The "Express" family of graphics, XS, XZ and Elan were introduced the original R3000 Indigo. During is life the Indigo recieved one major processor upgrade - the introduction of the R4000 (and later faster R4000) - but retained the same graphics hardware.

The "Express" graphics were carried over into the Indigo2 in the form of XZ and Extreme as well as the R4000 CPU. The Indigo2 recieved a number of major processor upgrades R4400, R8000 and R10000 as well as number of clock increases (mostly on the R4400). The Indigo2 also received one major graphics upgrade - Impact. (I'll ignore the introduction of XL graphics and the XZ upgrade).

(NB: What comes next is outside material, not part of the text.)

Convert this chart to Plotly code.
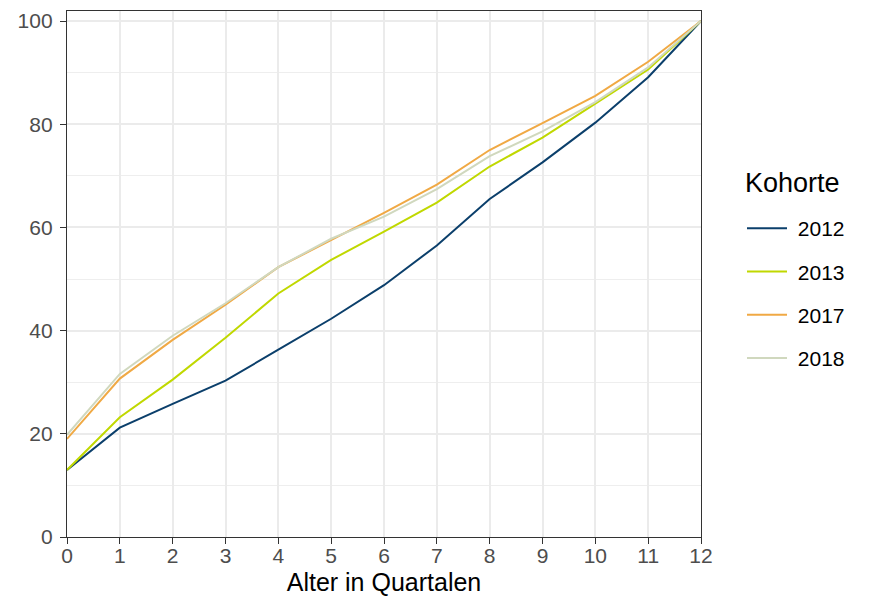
import plotly.graph_objects as go

quarters = list(range(13))
cohorts = ["2012", "2013", "2017", "2018"]
v2012 = [13.0, 21.2, 25.8, 30.3, 36.3, 42.3, 48.8, 56.5, 65.5, 72.6, 80.3, 89.1, 100]
v2013 = [13.0, 23.2, 30.5, 38.6, 47.2, 53.7, 59.2, 64.8, 71.8, 77.4, 84.0, 90.6, 100]
v2017 = [19.0, 30.7, 38.2, 45.0, 52.3, 57.6, 62.8, 68.3, 75.0, 80.2, 85.5, 92.1, 100]
v2018 = [19.8, 31.6, 39.0, 45.3, 52.3, 57.8, 62.1, 67.4, 73.8, 78.6, 84.3, 91.0, 100]
series = [v2012, v2013, v2017, v2018]
colors = ["#0B3F6B", "#C0D800", "#F0A944", "#D0D8BE"]
legend_title = "Kohorte"

FONT = "Liberation Sans, Arial, sans-serif"

# page body has an 8px default margin; plot area target (screen px): x 67..701, y 11..537
OFF = 8
PL, PR, PT, PB = 67, 701, 11, 537

fig = go.Figure()
for name, vals, col in zip(cohorts, series, colors):
    fig.add_trace(go.Scatter(x=quarters, y=vals, mode="lines", name="\u00a0" + name,
                             legendgroup=name,
                             line=dict(color=col, width=2)))

axis_common = dict(
    showline=True, linecolor="#333333", linewidth=1.3, mirror=True,
    ticks="outside", ticklen=6, tickcolor="#333333", tickwidth=1.2,
    gridcolor="#EBEBEB", gridwidth=2, zeroline=False, automargin=False,
    tickfont=dict(family=FONT, size=21, color="#4D4D4D"),
)

fig.update_xaxes(range=[0, 12], tickmode="array", tickvals=quarters,
                 ticktext=[str(q) for q in quarters],
                 ticklabelstandoff=-6,
                 title=dict(text="Alter in Quartalen", standoff=7,
                            font=dict(family=FONT, size=25, color="#000000")),
                 **axis_common)
fig.update_yaxes(range=[0, 101.94], tickmode="array", tickvals=[0, 20, 40, 60, 80, 100],
                 ticklabelstandoff=3,
                 minor=dict(tickvals=[10, 30, 50, 70, 90], showgrid=True, gridcolor="#EEEEEE",
                            gridwidth=1.2, ticks=""),
                 **axis_common)

fig.add_annotation(text=legend_title, xref="paper", yref="paper",
                   x=(743 - PL) / (PR - PL), y=(PB - 183) / (PB - PT),
                   xanchor="left", yanchor="middle", showarrow=False,
                   font=dict(family=FONT, size=27, color="#000000"))

fig.update_layout(
    width=869 - OFF, height=600 - OFF,
    margin=dict(l=PL - OFF, r=869 - PR, t=PT - OFF, b=600 - PB),
    plot_bgcolor="white", paper_bgcolor="white",
    font=dict(family=FONT),
    showlegend=True,
    legend=dict(
        x=(742 - PL) / (PR - PL), xanchor="left", xref="paper",
        y=(PB - 208) / (PB - PT), yanchor="top",
        font=dict(family=FONT, size=21, color="#000000"),
        tracegroupgap=13, traceorder="grouped",
        itemwidth=40, bgcolor="rgba(0,0,0,0)",
    ),
)

fig.write_html("out.html")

The same pattern occurs at SGI's high-end. The original Reality engine graphics were introduced in the Crimson and Power-Series 4D-4X0 (an SMP R3000 system). The Power-Series was replaced with the Challenge, which takes a derivative (re-packaged version) of the Reailty Engine graphics - the original Onyx. The Onyx recieves a major graphics upgrade with the introduction of the Infinite Reality, and the Onyx/Challenge Range receives a number of CPU upgrades, R4400, R8000 and R10000.

SGI's last product transition saw the introduction of Origin2000/Onyx2 which takes (a repackaged) Infinite Realty garphics system and the R10000 CPU from the previous Challenge/Onyx. And the Octane which takes (repackaged) Impact graphics and R10000 CPU from the Indigo2.

I'm sure you can see the pattern here. You don't change everything at once - leading edge engineers know when to be conservative. And you design the system architecture so that major sub-systems can be upgrade throught out its life.

Based upon historical precedent you could make some general predictions about Octanes, Onyx2 and Origins futures. Of course you'd be guessing the details and the timescales.